The company will now move towards developing the $600 million plant in partnership with waste management company SUEZ at the Latrobe Valley mill, situated in the east of Melbourne. The plant is expected to generate 225MW of electricity and divert 650,000 tonnes of Gippsland and Melbourne waste from landfill.
Craig Dunn, Australian paper general manager of communications, told ABC News that the findings of the feasibility study show the company has a credible project to move forward with.
“There are still some significant hurdles for the project. The main one being that we need to develop a long-term supply of waste,” Dunn continued.
The $7.5 million feasibility study was conducted over 18 months and received financial support from the Victorian and Federal governments. It found generating energy-from-waste would result in four petajoules of natural gas being returned to the state’s retail energy market.

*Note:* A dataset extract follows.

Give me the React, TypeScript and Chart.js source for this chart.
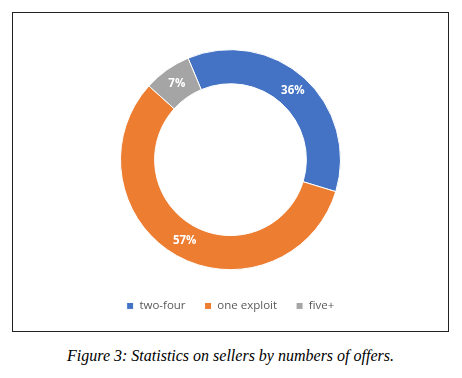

“The project will create jobs in the Latrobe Valley, which was hit by the closure of the Hazelwood Power Station in 2017,” Dunn said.
“We have conducted some modelling which shows over the three-year construction period we would be supporting just over 1,040 jobs per annum, about half of those in the Latrobe Valley.
“Once the plant begins operation it would support just over 900 jobs again, around half of those being supported in the Latrobe Valley.”
However, environmental advocacy group Environment Victoria fears waste, which otherwise could be recycled, would instead be used in the project if it goes ahead.
“We know that the facility isn’t going to have technology at the front-end to separate out things that could be recycled,” the group’s campaign manager, Nick Aberle, told ABC News.
“Over the next 25 years, if we got serious about recycling, which we really need to, then that’s actually going to leave this facility mostly burning residual plastics. Once you’re burning plastics, you’re really just running a fossil fuel station.”
Australian Paper is working with SUEZ to secure 25-year contracts with Melbourne councils to supply the plant. The company plans to secure the contracts by early 2020 and begin construction later in the year, with it expected to be operational by 2024.
The EPA granted works approval for the project in November 2018 and the company is not required to submit an environment effects statement.